United States historic place in Kingman, Arizona

Bonelli House is at the corner of Fifth and Spring Streets in Kingman, Arizona, United States. The house was built in October of 1915. It was evaluated for National Register listing as part of a 1985 study of 63 historic resources in Kingman that led to this and many others being listed.

==Construction==
George Bonelli built the house in 1915 with local Peach Springs Tuff stone from Metcalfe Quarry. The home is two stories, rectangular, and has a low hipped-roof with dormers. The veranda on three sides is supported by square wooden pillars. The decorative front center entry door has a transom and sidelights.

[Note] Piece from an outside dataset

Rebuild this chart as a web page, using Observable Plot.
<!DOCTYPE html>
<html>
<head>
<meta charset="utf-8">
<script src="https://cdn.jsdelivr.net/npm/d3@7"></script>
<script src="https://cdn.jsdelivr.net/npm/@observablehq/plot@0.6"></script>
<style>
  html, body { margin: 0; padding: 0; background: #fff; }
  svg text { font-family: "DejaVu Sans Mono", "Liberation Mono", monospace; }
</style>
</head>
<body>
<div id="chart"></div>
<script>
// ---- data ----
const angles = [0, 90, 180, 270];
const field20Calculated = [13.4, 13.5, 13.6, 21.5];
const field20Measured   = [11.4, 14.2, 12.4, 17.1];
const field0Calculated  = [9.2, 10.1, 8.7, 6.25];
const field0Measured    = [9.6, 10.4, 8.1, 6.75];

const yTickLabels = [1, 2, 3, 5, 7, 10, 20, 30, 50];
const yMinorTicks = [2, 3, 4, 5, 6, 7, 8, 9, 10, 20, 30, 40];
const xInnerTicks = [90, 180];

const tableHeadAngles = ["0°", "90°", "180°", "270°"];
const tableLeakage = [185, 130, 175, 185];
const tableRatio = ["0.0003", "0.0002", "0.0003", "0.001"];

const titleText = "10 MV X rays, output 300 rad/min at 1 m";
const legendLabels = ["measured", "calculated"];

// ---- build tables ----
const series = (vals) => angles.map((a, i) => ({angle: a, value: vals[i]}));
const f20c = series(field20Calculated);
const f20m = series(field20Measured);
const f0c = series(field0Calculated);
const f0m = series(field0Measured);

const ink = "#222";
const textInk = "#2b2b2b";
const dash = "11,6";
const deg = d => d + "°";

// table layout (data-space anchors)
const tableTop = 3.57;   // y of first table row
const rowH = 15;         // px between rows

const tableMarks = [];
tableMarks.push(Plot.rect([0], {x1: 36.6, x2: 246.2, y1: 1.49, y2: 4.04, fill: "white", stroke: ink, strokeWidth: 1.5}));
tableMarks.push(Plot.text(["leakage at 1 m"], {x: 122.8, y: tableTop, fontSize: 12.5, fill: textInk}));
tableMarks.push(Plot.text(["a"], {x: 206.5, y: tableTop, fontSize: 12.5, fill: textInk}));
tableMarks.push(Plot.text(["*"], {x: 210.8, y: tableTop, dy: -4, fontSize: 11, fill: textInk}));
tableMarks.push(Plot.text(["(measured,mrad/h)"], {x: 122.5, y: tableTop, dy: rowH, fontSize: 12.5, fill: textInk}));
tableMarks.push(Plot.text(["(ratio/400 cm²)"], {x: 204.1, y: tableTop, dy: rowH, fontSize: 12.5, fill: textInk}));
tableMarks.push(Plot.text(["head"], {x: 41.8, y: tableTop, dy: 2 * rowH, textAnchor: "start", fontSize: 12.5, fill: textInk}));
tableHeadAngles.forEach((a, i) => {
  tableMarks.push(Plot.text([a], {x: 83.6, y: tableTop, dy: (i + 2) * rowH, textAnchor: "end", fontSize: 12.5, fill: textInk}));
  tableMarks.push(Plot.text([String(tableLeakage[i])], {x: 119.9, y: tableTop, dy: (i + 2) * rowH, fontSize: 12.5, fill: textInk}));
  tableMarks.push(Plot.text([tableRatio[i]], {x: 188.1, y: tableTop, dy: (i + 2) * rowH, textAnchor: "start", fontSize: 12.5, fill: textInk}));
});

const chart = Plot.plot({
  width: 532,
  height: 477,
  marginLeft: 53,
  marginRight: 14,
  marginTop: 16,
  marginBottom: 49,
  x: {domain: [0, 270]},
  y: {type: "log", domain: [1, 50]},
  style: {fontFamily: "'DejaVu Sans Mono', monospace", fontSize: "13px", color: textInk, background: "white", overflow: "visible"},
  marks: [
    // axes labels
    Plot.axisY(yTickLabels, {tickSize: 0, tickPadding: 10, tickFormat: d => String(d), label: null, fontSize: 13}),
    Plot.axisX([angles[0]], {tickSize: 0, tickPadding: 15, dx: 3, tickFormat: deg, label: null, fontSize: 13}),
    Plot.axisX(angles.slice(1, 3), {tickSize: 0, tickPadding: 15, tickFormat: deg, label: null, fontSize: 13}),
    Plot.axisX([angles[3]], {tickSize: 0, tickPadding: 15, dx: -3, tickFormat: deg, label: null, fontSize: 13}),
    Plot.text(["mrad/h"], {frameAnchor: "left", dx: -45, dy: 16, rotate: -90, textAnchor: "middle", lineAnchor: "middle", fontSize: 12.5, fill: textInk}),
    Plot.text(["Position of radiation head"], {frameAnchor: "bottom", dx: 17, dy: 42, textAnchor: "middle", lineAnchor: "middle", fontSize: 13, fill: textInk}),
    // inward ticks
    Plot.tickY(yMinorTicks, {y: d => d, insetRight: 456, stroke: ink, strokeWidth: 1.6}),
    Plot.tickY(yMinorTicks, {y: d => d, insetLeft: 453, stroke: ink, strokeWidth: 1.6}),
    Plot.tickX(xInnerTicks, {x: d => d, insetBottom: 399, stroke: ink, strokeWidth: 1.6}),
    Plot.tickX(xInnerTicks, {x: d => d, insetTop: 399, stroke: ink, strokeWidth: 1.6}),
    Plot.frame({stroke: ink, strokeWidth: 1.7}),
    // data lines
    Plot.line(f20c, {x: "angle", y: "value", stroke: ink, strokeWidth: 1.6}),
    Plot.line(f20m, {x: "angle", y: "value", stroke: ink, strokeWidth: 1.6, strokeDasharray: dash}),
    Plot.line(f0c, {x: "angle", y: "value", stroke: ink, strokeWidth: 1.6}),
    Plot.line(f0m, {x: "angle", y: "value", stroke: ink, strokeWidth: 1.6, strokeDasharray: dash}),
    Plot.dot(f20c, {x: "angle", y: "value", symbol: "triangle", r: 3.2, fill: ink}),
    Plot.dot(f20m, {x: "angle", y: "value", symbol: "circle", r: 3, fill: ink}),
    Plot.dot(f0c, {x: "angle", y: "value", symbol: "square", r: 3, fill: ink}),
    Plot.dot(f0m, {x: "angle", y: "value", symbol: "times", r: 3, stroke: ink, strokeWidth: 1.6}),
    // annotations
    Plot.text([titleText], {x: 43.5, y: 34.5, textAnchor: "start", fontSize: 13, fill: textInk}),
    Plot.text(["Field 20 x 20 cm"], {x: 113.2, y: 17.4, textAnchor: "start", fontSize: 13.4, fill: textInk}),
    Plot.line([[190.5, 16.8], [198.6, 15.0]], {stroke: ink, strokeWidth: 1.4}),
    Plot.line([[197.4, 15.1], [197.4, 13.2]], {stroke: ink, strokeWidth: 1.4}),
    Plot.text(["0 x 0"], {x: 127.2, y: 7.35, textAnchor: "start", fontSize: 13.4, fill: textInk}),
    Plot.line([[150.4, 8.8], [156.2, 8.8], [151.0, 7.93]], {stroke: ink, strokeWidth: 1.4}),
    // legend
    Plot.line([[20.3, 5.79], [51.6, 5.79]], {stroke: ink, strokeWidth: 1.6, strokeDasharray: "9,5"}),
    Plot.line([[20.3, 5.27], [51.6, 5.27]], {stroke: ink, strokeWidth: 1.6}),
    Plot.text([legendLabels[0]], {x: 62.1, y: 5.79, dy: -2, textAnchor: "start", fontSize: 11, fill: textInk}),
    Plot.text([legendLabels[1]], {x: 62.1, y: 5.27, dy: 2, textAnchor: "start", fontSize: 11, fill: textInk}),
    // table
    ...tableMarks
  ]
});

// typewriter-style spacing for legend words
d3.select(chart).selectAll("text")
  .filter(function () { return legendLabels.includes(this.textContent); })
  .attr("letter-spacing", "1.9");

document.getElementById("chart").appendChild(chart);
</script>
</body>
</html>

The house features interior chimneys, doors and tall windows for ventilation. The stone walls are 18- to 22-inches wide, with lathe-and-plaster interior. The early plumbing and wiring is intact but has been brought up to code and many original furnishings remain. This is Anglo-territorial-style architecture well suited for the desert climate.

==History==

This was the second home and built on the same property but not same location; the original home burned down in January, 1915. The family raised nine children and ran four businesses in the area. In Kingman, the Bonellis owned a large ranch, a general store and jewelry store; about 20 miles to the northwest, the Bonelli family owned and operated a general store and meat market in Chloride, Arizona.

The property belongs to the City of Kingman and is operated as a historic house museum by the Mohave County Historical Society. The Society also operates the Mohave Museum of History and Arts and the AZ Route 66 Museum.